Black strings from dark matter

TL;DR

This paper derives static and stationary black string solutions influenced by dark matter distributions, analyzing their thermodynamic properties, event horizons, and energy conditions, revealing effects like remnants and phase transitions.

Contribution

It introduces new black string solutions sourced by dark matter, exploring their thermodynamics and stability, and extends to rotating cases with tension analysis.

Findings

Black string solutions have larger horizons than vacuum cases.

Existence of mass/tension remnants with zero Hawking temperature.

Dark matter does not violate energy conditions, behaving non-exotically.

Abstract

In this paper, we obtain two different static black string solutions by considering as sources axisymmetric dark matter distributions in 3+1 dimensions. These solutions tend asymptotically to the usual static and uncharged black string vacuum solution predicted by General Relativity (GR). We show that both the solutions present an event horizon each, like the vacuum solution, which is larger than the horizon of the latter. Then, we obtain the Hawking temperature associated with the black string solutions. Differently from what occurs with the static black string in the vacuum, we find that there exists a linear density of mass (or tension) remnant associated with a vanishing Hawking temperature for the obtained solutions.

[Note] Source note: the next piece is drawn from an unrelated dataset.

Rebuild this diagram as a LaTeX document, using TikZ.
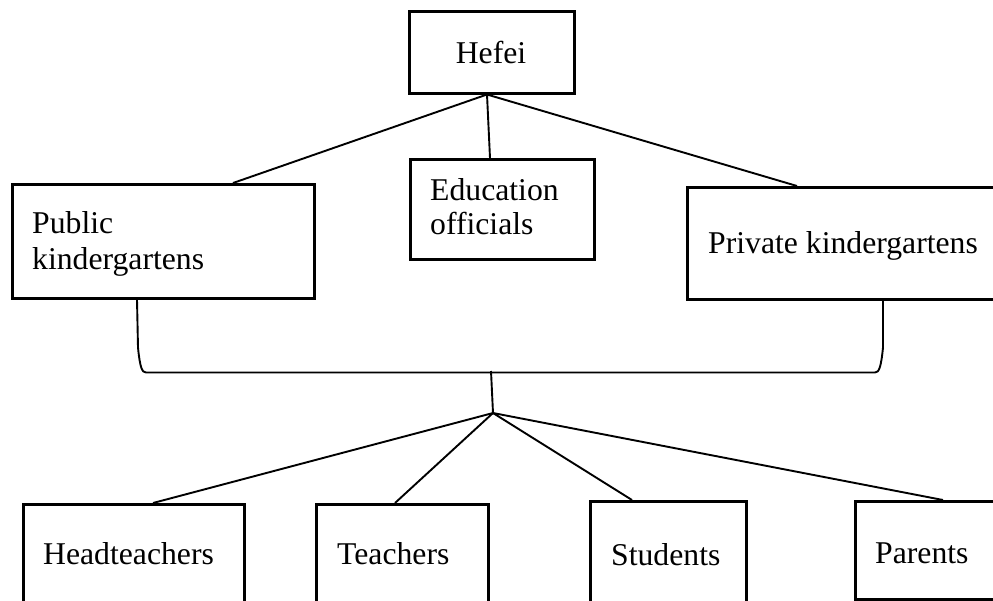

Thus, we analyze how the presence of dark matter affects the occurrence of the remnants. Further, we calculate other thermodynamic quantities, namely entropy, heat capacity, and free energy per length unit, showing that thermal phase transitions can occur in the presence of dark matter. We also analyze the weak (and null) energy conditions and conclude that the dark matter does not behave like an exotic fluid. Finally, we obtain the corresponding stationary solutions, determining their tensions as functions of both the mass and angular momentum of the black strings.